◆ **What the task asks**
Find every line with the word "matplotlib". Copy those lines.

>> START

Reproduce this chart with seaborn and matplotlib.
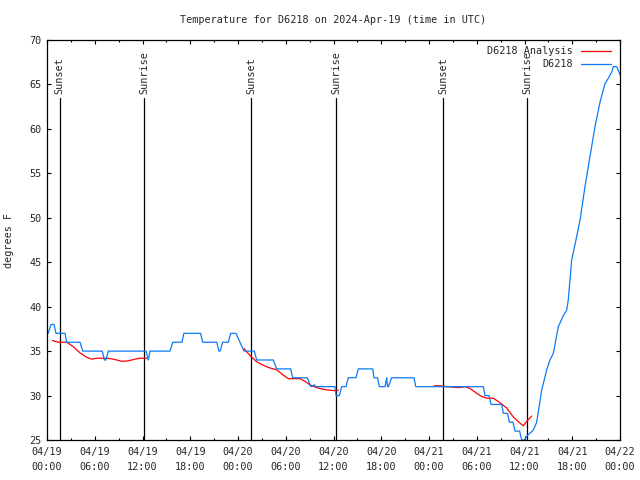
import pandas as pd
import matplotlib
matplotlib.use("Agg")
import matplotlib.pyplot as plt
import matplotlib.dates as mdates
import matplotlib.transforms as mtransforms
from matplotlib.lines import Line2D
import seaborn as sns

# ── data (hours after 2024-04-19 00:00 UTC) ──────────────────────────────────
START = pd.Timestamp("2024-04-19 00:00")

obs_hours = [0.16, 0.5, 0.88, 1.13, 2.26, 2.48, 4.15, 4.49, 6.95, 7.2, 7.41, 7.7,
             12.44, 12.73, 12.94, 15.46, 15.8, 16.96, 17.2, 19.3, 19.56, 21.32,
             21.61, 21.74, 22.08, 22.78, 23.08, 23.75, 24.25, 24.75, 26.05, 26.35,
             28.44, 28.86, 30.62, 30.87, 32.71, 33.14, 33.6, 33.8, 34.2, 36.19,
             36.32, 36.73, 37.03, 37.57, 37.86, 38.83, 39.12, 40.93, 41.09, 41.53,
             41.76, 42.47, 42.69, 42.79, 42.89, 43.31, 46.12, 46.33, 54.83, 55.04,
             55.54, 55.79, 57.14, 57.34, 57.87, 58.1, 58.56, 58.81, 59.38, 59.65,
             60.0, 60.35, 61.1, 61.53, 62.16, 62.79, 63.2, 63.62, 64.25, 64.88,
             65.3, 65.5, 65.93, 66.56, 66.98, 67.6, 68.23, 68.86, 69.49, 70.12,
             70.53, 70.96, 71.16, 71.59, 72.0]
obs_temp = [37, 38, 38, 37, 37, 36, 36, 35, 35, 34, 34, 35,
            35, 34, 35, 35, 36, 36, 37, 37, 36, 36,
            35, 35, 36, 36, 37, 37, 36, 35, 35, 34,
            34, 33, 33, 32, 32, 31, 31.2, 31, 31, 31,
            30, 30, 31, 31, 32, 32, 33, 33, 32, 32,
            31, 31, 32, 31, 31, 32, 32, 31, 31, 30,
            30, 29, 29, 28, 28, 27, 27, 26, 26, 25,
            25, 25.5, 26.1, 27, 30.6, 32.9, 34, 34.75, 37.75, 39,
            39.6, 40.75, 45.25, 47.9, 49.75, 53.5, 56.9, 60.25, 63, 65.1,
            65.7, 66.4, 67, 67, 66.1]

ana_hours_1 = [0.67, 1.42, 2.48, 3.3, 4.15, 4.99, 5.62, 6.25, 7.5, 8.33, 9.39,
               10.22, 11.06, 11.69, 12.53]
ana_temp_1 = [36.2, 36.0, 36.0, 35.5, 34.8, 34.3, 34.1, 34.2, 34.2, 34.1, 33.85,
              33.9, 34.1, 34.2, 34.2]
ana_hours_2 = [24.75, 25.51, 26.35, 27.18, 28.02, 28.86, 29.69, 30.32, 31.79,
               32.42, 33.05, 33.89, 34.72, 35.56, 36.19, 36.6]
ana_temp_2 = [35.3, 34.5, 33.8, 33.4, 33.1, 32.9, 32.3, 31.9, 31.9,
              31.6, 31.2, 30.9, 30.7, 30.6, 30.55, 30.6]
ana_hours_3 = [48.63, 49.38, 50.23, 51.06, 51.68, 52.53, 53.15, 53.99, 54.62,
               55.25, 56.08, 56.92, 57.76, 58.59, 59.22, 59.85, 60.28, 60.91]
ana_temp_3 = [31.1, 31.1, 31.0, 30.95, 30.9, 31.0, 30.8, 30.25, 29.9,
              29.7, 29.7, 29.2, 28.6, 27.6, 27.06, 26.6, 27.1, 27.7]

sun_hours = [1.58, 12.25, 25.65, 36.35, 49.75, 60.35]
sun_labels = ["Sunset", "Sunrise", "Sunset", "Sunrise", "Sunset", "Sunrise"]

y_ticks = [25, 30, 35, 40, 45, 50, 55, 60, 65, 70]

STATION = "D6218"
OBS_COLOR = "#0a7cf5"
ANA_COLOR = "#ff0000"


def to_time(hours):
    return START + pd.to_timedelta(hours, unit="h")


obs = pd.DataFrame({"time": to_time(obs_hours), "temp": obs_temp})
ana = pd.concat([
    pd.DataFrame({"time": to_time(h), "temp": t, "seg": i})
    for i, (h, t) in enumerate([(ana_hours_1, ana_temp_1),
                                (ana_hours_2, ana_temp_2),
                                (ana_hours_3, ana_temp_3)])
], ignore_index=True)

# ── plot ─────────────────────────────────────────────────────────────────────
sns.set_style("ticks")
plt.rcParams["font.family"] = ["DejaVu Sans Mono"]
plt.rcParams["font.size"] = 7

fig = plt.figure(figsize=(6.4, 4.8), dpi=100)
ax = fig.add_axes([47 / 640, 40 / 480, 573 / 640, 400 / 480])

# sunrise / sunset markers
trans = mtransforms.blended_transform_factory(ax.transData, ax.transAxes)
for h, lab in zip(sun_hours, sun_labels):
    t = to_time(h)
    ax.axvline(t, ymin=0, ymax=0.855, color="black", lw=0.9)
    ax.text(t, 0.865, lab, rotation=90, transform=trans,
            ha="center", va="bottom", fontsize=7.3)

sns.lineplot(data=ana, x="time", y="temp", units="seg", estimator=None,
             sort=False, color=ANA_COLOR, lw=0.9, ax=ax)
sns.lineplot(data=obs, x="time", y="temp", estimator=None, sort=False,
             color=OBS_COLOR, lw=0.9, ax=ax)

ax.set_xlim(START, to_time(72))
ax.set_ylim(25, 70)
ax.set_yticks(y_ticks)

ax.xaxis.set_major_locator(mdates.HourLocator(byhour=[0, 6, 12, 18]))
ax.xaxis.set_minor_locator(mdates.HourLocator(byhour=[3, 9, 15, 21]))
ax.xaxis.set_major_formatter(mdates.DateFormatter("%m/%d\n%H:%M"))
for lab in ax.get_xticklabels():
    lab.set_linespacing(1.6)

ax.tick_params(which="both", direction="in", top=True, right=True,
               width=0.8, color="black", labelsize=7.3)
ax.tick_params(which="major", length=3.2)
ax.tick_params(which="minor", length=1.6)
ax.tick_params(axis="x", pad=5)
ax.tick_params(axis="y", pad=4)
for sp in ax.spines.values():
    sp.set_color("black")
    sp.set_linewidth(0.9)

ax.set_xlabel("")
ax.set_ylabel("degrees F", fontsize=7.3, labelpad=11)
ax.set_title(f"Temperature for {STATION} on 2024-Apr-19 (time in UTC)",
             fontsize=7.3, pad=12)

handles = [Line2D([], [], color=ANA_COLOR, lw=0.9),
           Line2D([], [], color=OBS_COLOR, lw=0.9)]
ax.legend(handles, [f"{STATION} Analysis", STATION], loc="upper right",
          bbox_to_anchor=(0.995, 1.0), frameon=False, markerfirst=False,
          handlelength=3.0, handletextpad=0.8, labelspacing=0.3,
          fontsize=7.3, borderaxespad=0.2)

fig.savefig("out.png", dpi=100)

>> END

◆ **Full response**
Reproduce this chart with seaborn and matplotlib.
import matplotlib
matplotlib.use("Agg")
import matplotlib.pyplot as plt
import matplotlib.dates as mdates
import matplotlib.transforms as mtransforms
from matplotlib.lines import Line2D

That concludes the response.